In the present era of neoliberalism, the contradiction between accumulation of capital and its unrestricted movement must be understood with respect to that very alienation of the productive capital and finance capital, which has been augmented to an unprecedented degree by the futuristic production and the trading of ‘security’ regarding business contracts. Presently, the notional amount of the ‘derivative trading’ including Dollar-Euro-Pound-Yen equals a more than 500% of the total GDP of those currency zones; which within the time limit of its contract maturity, if cannot appropriate equal amount of share of the total surplus labour as their profit, “in proportion to capital”, “in proportion to strength”, from the global production and sell, will inevitably cause extensive economic recession. But, while in 1990 the GDP share of USA, Britain, France, Germany and Japan was 58.6% of the net global production price and the labour expended was only 12.2% (a clear indication of how much surplus profit they appropriated!), after the 25 years of neoliberalism, even though their labour share decreased by 2.4%, the share of their production price has decreased by 17.7%. How else can such imbalances between price and labour be resolved without repartitioning the apportionment of world in the ambit of capitalism? And what else can be the way to such resolves at urgency other than wars?

However, in the current neoliberal era with extensively spread trans-national companies, especially when 72 of the world’s top 100 non-financial trans-national companies have a more than 50% assets in the foreign countries, the present strategy of the imperialist countries is to avoid ‘direct war’ amongst themselves. Rather, ‘indirect wars’ in the ‘third places’ is more preferable. And they are walking in that roadmap. Unfortunately China-India-Russia have joined USA-Britain-Germany-France-Japan in their heinous quest of repartitioning the world amongst themselves. Gradually, hundreds of other countries are participating in it. And numerous Afghan-Kurd-Somali-Iraqi-Mexican-Palestinian-Libyan-Syrian people are paying the cost at expense of their lives. Needless to say, numerous people of our country and Pakistan will also have to pay the same cost.

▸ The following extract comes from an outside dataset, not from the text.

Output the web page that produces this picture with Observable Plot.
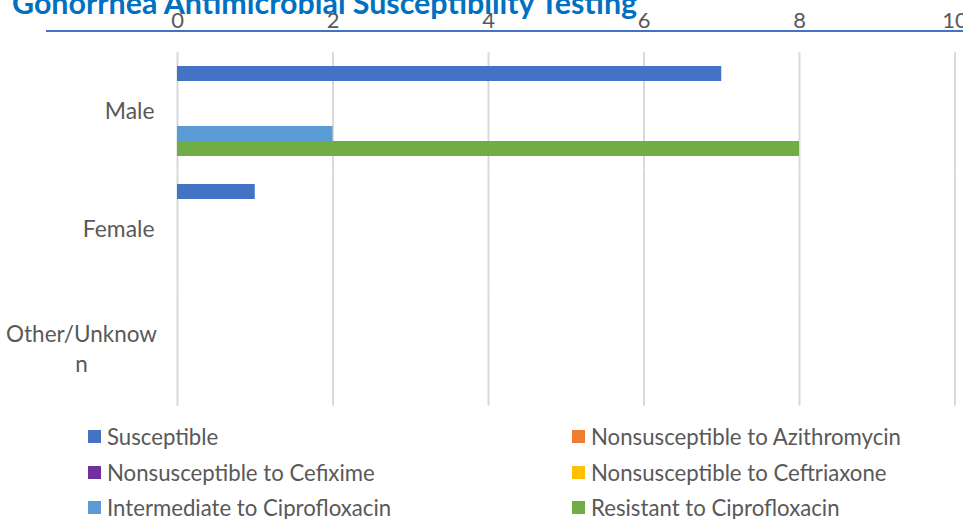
<!DOCTYPE html>
<html>
<head>
<meta charset="utf-8">
<script src="https://cdn.jsdelivr.net/npm/d3@7"></script>
<script src="https://cdn.jsdelivr.net/npm/@observablehq/plot@0.6"></script>
<style>
  html, body { margin: 0; padding: 0; background: #fff; }
  #wrap { position: relative; width: 963px; height: 519px; overflow: hidden; font-family: Lato, "Open Sans", sans-serif; }
  #title { position: absolute; left: 12px; top: -13px; font-size: 30.4px; line-height: 30px; font-weight: 700; color: #0070C0; white-space: nowrap; z-index: 2; }
  #rule { position: absolute; left: 46px; top: 30px; width: 917px; height: 2px; background: #4472C4; z-index: 1; }
  #chart { position: absolute; left: 0; top: 0; }
  #legend { position: absolute; left: 88px; top: 419px; display: grid; grid-template-columns: 484px 400px; grid-auto-rows: 35.5px; font-size: 22.2px; color: #595959; }
  .item { display: flex; align-items: center; white-space: nowrap; }
  .sw { width: 13px; height: 13px; margin-right: 6px; flex-shrink: 0; }
</style>
</head>
<body>
<div id="wrap">
  <div id="chart"></div>
  <div id="rule"></div>
  <div id="title">Gonorrhea Antimicrobial Susceptibility Testing</div>
  <div id="legend"></div>
</div>
<script>
const categories = ["Male", "Female", "Other/Unknown"];
const categoryLabels = ["Male", "Female", "Other/Unknow\nn"];
const series = [
  "Susceptible",
  "Nonsusceptible to Azithromycin",
  "Nonsusceptible to Cefixime",
  "Nonsusceptible to Ceftriaxone",
  "Intermediate to Ciprofloxacin",
  "Resistant to Ciprofloxacin"
];
const colors = ["#4472C4", "#ED7D31", "#7030A0", "#FFC000", "#5B9BD5", "#70AD47"];
const susceptible = [7, 1, 0];
const nonsusAzithromycin = [0, 0, 0];
const nonsusCefixime = [0, 0, 0];
const nonsusCeftriaxone = [0, 0, 0];
const intermediateCipro = [2, 0, 0];
const resistantCipro = [8, 0, 0];
const xTicks = [0, 2, 4, 6, 8, 10];

const valuesBySeries = [susceptible, nonsusAzithromycin, nonsusCefixime, nonsusCeftriaxone, intermediateCipro, resistantCipro];
const data = [];
categories.forEach((c, i) => series.forEach((s, j) => data.push({category: c, series: s, value: valuesBySeries[j][i]})));

const labelRows = categories.map((c, i) => ({category: c, label: categoryLabels[i]}));
const singleLine = labelRows.filter(d => !d.label.includes("\n"));
const multiLine = labelRows.filter(d => d.label.includes("\n"));

// half of the gap between facet bands, so gridlines run continuously
const bandGapHalf = -11.85;

const chart = Plot.plot({
  width: 963,
  height: 420,
  marginTop: 52,
  marginBottom: 12.75,
  marginLeft: 177,
  marginRight: 8.5,
  style: {fontFamily: "Lato, 'Open Sans', sans-serif", background: "transparent", overflow: "visible"},
  x: {domain: [0, 10], axis: null, label: null},
  y: {domain: series, axis: null, padding: 0},
  fy: {domain: categories, axis: null, paddingInner: 0.2, paddingOuter: 0.1},
  color: {domain: series, range: colors},
  marks: [
    Plot.ruleX(xTicks, {x: d => d, stroke: "#d9d9d9", strokeWidth: 2, insetTop: bandGapHalf, insetBottom: bandGapHalf}),
    Plot.barX(data, {x: "value", y: "series", fy: "category", fill: "series"}),
    Plot.axisX(xTicks, {anchor: "top", label: null, tickSize: 0, tickPadding: 36.5, fontSize: 22, fill: "#595959"}),
    Plot.text(singleLine, {fy: "category", text: "label", frameAnchor: "left", textAnchor: "end", dx: -23, fontSize: 22.9, fill: "#595959"}),
    Plot.text(multiLine, {fy: "category", text: "label", frameAnchor: "left", textAnchor: "middle", dx: -96, fontSize: 22.5, lineHeight: 1.35, fill: "#595959"})
  ]
});
document.getElementById("chart").appendChild(chart);

const legend = document.getElementById("legend");
series.forEach((s, j) => {
  const item = document.createElement("div");
  item.className = "item";
  const sw = document.createElement("span");
  sw.className = "sw";
  sw.style.background = colors[j];
  const t = document.createElement("span");
  t.textContent = s;
  item.appendChild(sw);
  item.appendChild(t);
  legend.appendChild(item);
});
</script>
</body>
</html>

In general, it can be said that neoliberalism has opened the branches of imperialism in the countries and has literally ‘globalized’ it. The ‘monopoly capital, oligarchy of finance capital, and uneven development of capital’, which the age of imperialism exhibits globally, is being manifested in the present era of neoliberalism as such a ‘micro-lithography’ in each of the various corners of most of the countries. Today, even the cities of the developing countries in comparison to its surroundings seem to be the counterpart of the US or Europe. Therefore, the crisis of capitalism is indeed a global phenomenon. Along with capital, its crisis has also crossed the national borders. It is active in creating war situations in different countries, however, at the same time is also accelerating the possibility of proletarian revolution unwillingly. To this has been added the unprecedented crisis of natural environment. Repeated production in newer forms evidently means that, more swift the production, more swift is its ‘use and throw’ resulting in the depletion of natural ‘resources’ of production on the one hand and overflow of its ‘bin’ on the other. Alongside the unprecedented global warming and climate changes have brought in a serious crisis before the entire human civilization. In course of historical development of class struggle, we have reached a completely new turn. In this situation, whether socialist revolution will be successful, will entirely depend upon if the correct path is found out by scientific development of Marxism-Leninism by the actual revolutionary class — the working class.